Almost 45% of suburbs across Australia have reached record-high dwelling values, according to Cotality’s latest Housing Chart Pack.
The suburb-level data shows that 44.8% of the 3,722 suburbs analysed were at a peak at the end of June 2025, highlighting the broad-based nature of the current housing market recovery.
Queensland and Western Australia are leading the trend. Brisbane and regional Queensland recorded the highest proportion of suburbs at peak levels, with 78.8% and 77.7% respectively.
Perth followed closely at 74.8%, while Adelaide, regional South Australia and regional WA recorded 61.4%, 58.8% and 53.6%.
Although the majority of suburbs nationwide are not yet at a record high, momentum is building. At the end of June, values across 329 suburbs were within 0.5% of their previous peak, and 290 of those saw values rise over the quarter.
Cotality economist Kaytlin Ezzy said the results show how widespread the recovery has become.
“While national indices provide a macro view, suburb-level data shows how widespread this growth phase really is. The fact that so many suburbs are either at or just shy of their peak shows not only the diverse recovery in markets like Sydney and Melbourne, but also the continued resilience of recent hotspots including Brisbane, Perth and Regional Australia.”

The data also points to stark regional variations. While cities like Sydney, Perth, Adelaide and Darwin have returned to peak, others are still regaining lost ground.
Across Melbourne, just 12.9% of suburbs reached a record high in June. Canberra had only eight suburbs at peak, and Hobart just one: Brighton.
Despite recent growth, values in Melbourne, Canberra and Hobart remain 3.9%, 5.3% and 10.2% below their 2022 peaks respectively.
Ms Ezzy noted that for buyers, this means there are still markets where prices remain more affordable than they were three years ago.

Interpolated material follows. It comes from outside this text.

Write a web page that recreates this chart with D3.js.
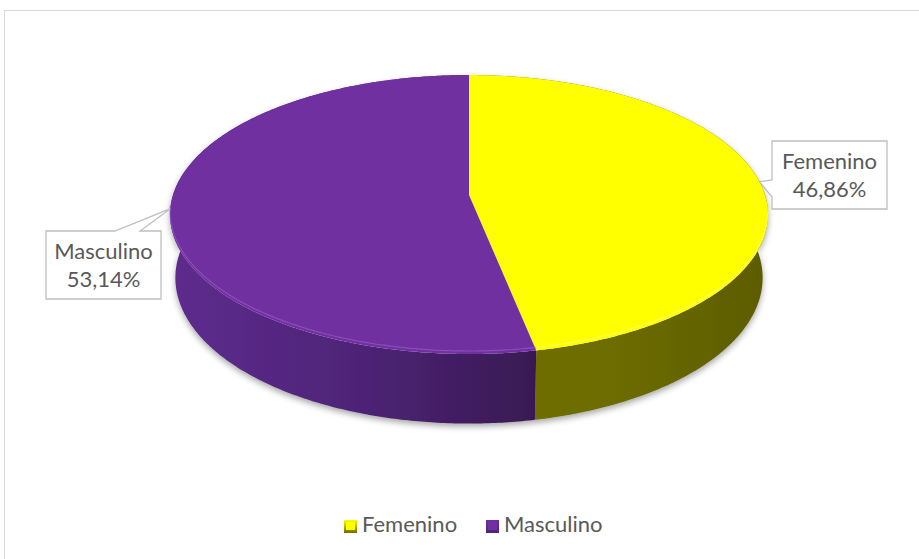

Darwin marked a major milestone, with its dwelling value index hitting a new record high in June – the first in more than a decade. Following a prolonged downturn where values dropped 26.7% between 2014 and 2020, Darwin’s market has turned a corner.
“Market dynamics across Darwin’s housing market have undergone a remarkable transformation.”
“After years of subdued conditions following the end of the mining infrastructure boom, we’re now seeing demand and supply rebalancing in a way that supports further value growth,” she said.
“Investor activity has surged 98.2% year-on-year, while advertised supply remains tight and sales volumes have jumped 44%, all contributing to a renewed upswing in values.”
“Although unit values across the city remain below their previous highs, the broader dwelling market has firmly turned a corner.”
Ms Ezzy said demand and supply dynamics have rebalanced. Investor activity surged 98.2% year-on-year, advertised supply remains tight, and sales volumes rose 44%, all contributing to the city’s renewed growth.
While unit values remain below peak, overall dwelling values in Darwin are now at a new high.
Nationally, dwelling values rose 0.6% in June, lifting quarterly growth to 1.4%.
This marks an acceleration from the 0.9% rise in Q1 and a recovery from the 0.1% fall over the December quarter.
For the 2024–25 financial year, national home values rose 3.4%, matching the annual growth recorded over the 12 months to May.
The performance gap between regional and capital city markets is also narrowing.
While combined regions posted slightly stronger quarterly growth (1.6%) than the capitals (1.4%), the capitals recorded higher monthly gains through May and June.
Darwin led the capitals in quarterly growth, up 4.9% over the three months to June, followed by Perth (2.1%) and Brisbane (2.0%).
Cotality estimates 531,457 national property sales occurred in the 2024–25 financial year, a 2.7% rise from the 517,597 transactions recorded in 2023–24.
However, properties are taking longer to sell, with the median time on market rising to 35 days in the June quarter, up from 34 days in March and 29 days a year earlier.
New listings remain tight, with just 33,159 properties advertised nationally over the four weeks to 29 June, the lowest for this time of year since 2020.
Total listings are now 16.7% below the five-year average. Rental growth also slowed, with the national rental index recording its smallest second-quarter increase (1.3%) since 2020.